Don’t Make Littering Part of Your Spring-Cleaning Routine

According to old Buckeye Chuck, we are in for an early spring this year.  I will believe it when I see it!  At least those April showers are in full effect as the NCAA Women’s Final Four and a generational Total Solar Eclipse descend upon the Land.  Great times are sure to be had by all if you are a Hawkeye, Huskie, Gamecock, or member of the Wolfpack.  Especially if your team walks away hoisting a championship trophy.
 
Spring is also the time when we Midwesterners come out of hibernation ourselves and begin to prepare for one of the most beautiful times of the year.  We clean out the garage, basement, our closets, and cabinets to get our home environment just right.  But what about our community environment?  Are we as fastidious about keeping our neighborhoods clean?  When we are hanging out around town, do we deposit our trash in a trash bin, or does it find its way onto the ground?

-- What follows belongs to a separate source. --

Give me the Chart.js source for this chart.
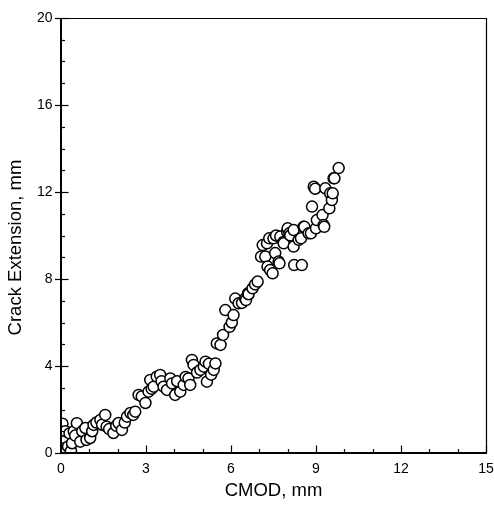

What is it with people who can’t tell the difference between a trash can, and the ground? Couldn’t you try to be like Caitlin, Paige, Aziaha, or Te-Hina, and pretend to make a three-point shot?  Then there are those jokers who get a kick out of tossing their garbage out of their car windows.  Or how about the neighbor who doesn’t adequately bag their garbage on trash pick-up day, so when we get home from work, paper is blowing up and down the street? No doubt, you can probably think up several other examples of this rude behavior.

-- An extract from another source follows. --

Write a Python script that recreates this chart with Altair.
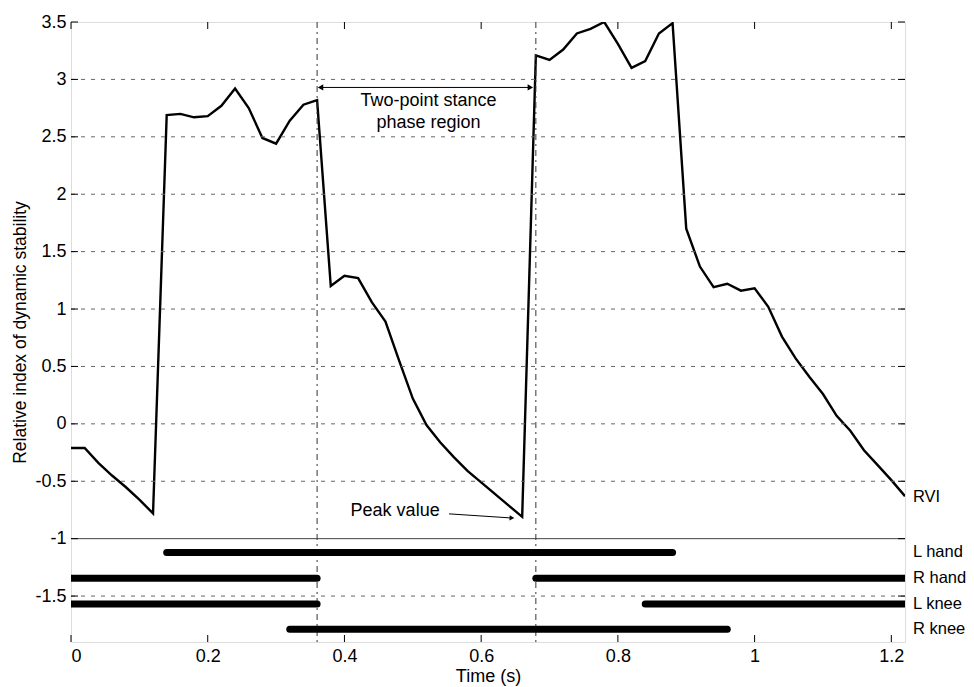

The act of littering is something that I have never been able to understand. I originally decided to pen a version of this “rant” after a bike ride that my wife and I took around Lake Erie several years ago.  We were blown away by the random pop bottles, cigarette butts, fast-food wrappers, and the like, strewn periodically along our route. In most cases, there were available receptacles in plain sight. If you are a litterbug, you are a menace to society. Yes, I said it. Here is why:

Costs of Littering
According to data from Litter in America:

  • Litter clean-up costs the United States more than an estimated $11.5 billion each year.
  • Businesses pay $9.1 billion of clean-up costs, or about 80%.
  • States, cities, and counties spend at least $1.3 billion on litter removal.
  • Educational institutions spend approximately $241 million dollars annually for litter cleanup.
  • 93% of homeowners say a littered neighborhood would decrease their assessment of a home’s value and influences their decision to purchase a property. And 40% estimated that litter would reduce a home’s value by 10% to 24%.
  • 36% of business development officials say that litter impacts a decision to locate to a community.
  • 55% of real estate agents think that litter reduces property values by about 9%.

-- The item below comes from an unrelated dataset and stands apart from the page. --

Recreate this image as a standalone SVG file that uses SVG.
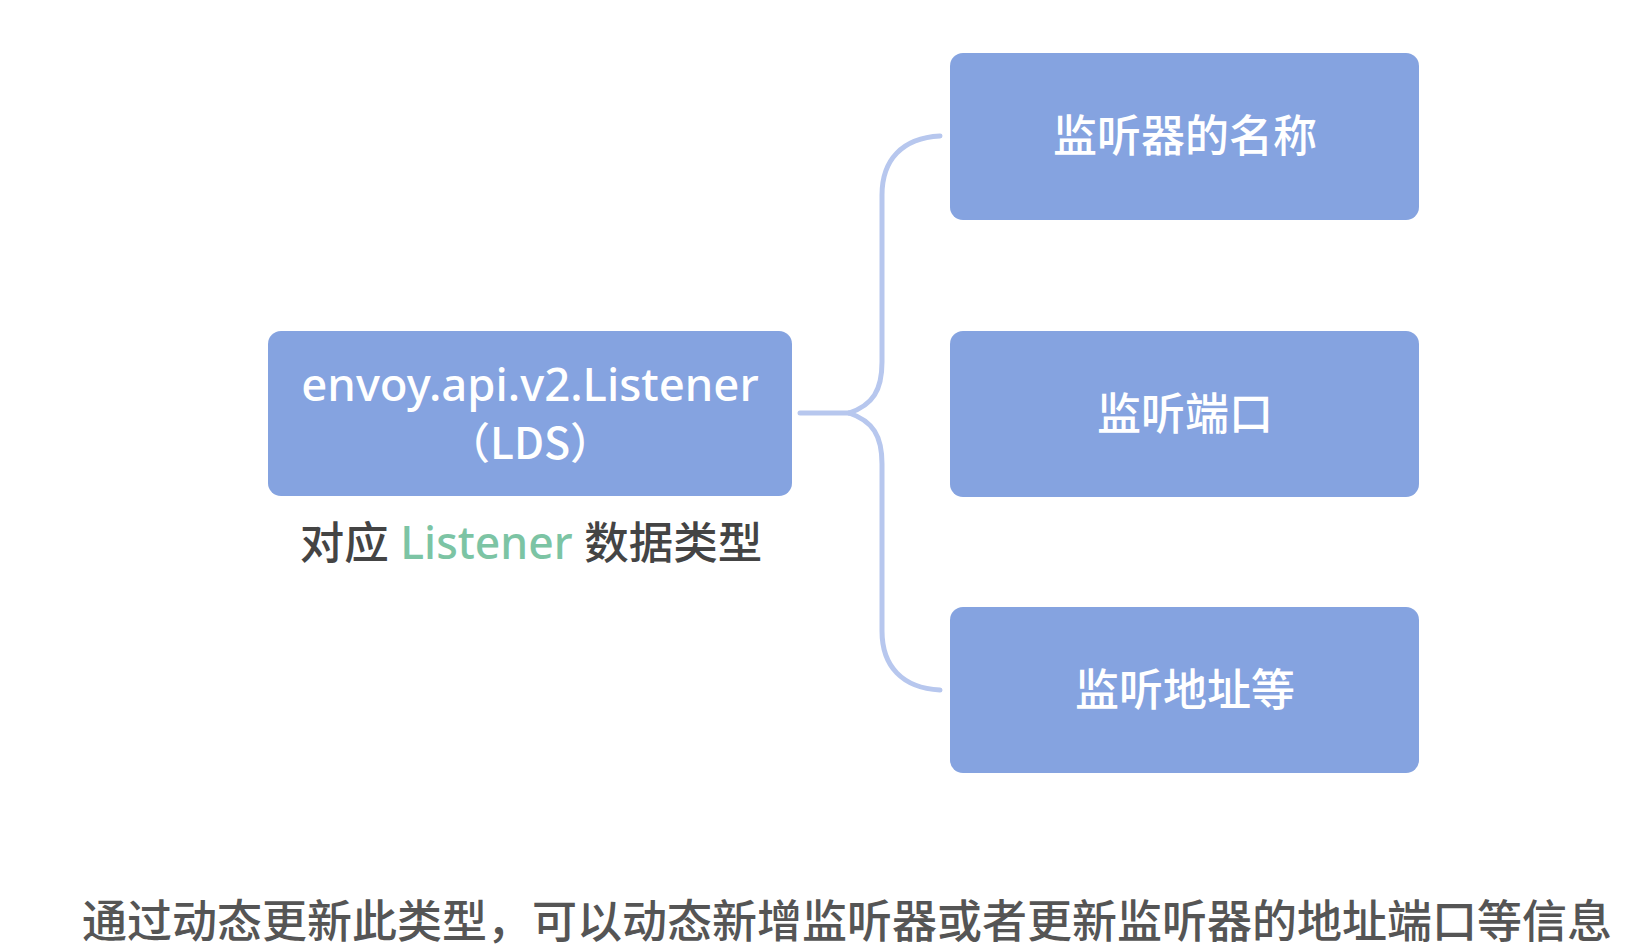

Just imagine if some of this money wasted on dispensing of litter could be invested in educating our children, or the $9.1 billion businesses are spending on clean-up costs could be reinvested in their companies to create more jobs. Wouldn’t that be a much better way to use our resources?

Many things happen in our lives over which we have little or no control – littering is not one of them. Littering is an intentional act that displays a lack of respect for others, and our environment.  The lazy offender is also showing little regard for themselves. There is absolutely no excuse.

What can we do to change this inexcusable behavior? No. 1 – don’t litter! Use available trash baskets when you have something to dispose of. If you can’t find a convenient place to get rid of those unhealthy fast-food wrappers, keep it in your car until you get home and throw it in your own garbage can, not by the side of the road.  You probably shouldn’t be eating that junk anyway. 

And if you are walking in your neighborhood, through the office, down the hall at school, or in a parking lot and spot a stray pop bottle or piece of paper, bend over and pick it up, please.  Don’t just step over it and assume someone else will get it. This way you are demonstrating to others that, unlike the person who perpetrated the act of littering, you have some class. Most specifically, our own kids are watching everything we do, including how we as adults react to or participate in the act of littering. Littering is a learned behavior, so if you have a budding young litterbug on your hands at home, don’t blame them. Look in the mirror.